To the SLP candidate the Democratic and Republican opponents are mere tools of the exploiting class. Since Marx never worried about political inexperience in Massachusetts, the problem is irrelevant to the SLP. Hughes, while not an implement of the Kennedy-Lodge variety, is termed a "dreamer with fatuous hopes" as well as a phony socialist. Gilfedder sees no threat from the independent. "Hughes will take the liberal vote from Kennedy, but the liberal vote is not one we get or seek."

If Gilfedder proceeds unswervingly down the Marxist SLP path, his prohibitionist opponent is a liberal who just cannot walk the straight conservative line of his party. The Prohibition Party platform is rather a parody of classic midwestern conservatism. The platform advocates a free market farm economy, states rights and racial equality, anti-trust laws covering labor and complete laissez-faire. It opposes, among other things, the legalized trade in alcoholic beverages. Shaw is anxious for a second prohibition but feels that "law is only ten per cent of the answer."

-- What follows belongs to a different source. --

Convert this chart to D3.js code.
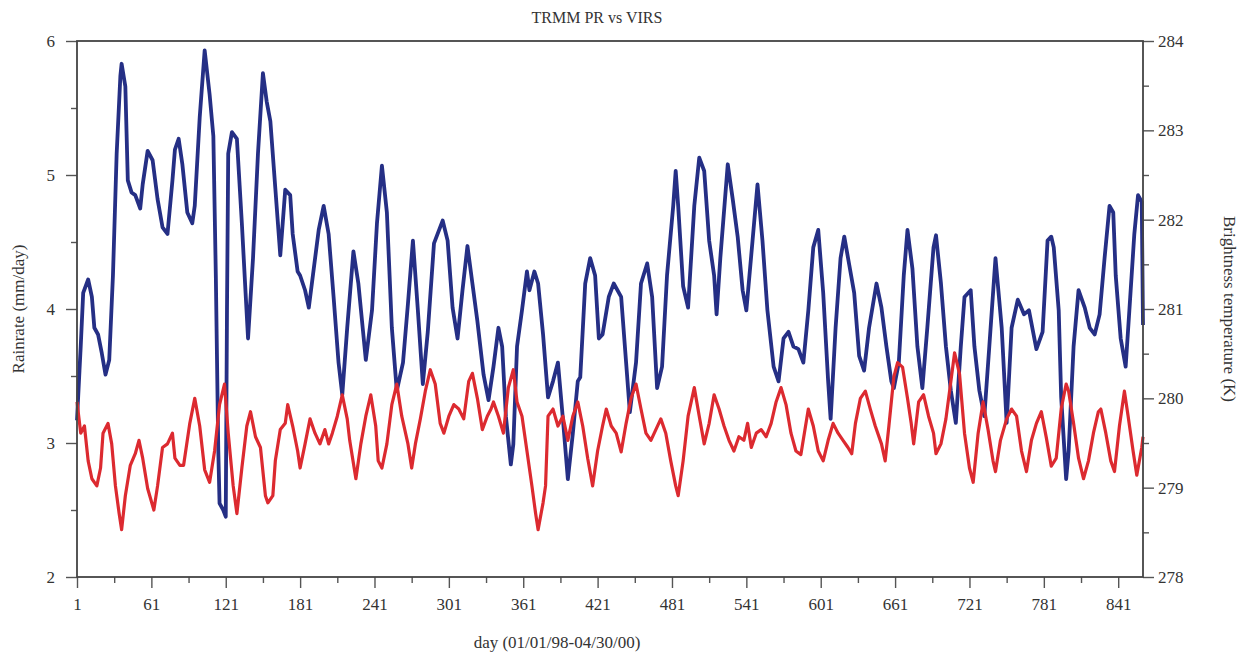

Shaw is linked to a past in which social protest really did focus on prohibition. He admits that public interest has since turned from banning bottles to banning bombs, so he presents a liberal program for peace. He styles himself a Stuart Hughes liberal and proposes abandonment of Guantanamo, cessation of military foreign aid, and U.S. disarmament initiatives beyond the Hughes proposals. Domestically, he combines a clergyman's humanitarianism with his liberal faith and crusades for civil liberties and equal rights.

Shaw got about 2,000 votes for senator in 1960. He recognizes that Hughes may capture some protest votes which normally fall to him. Shaw does not seem particularly worried. Neither should the Harvard Pro.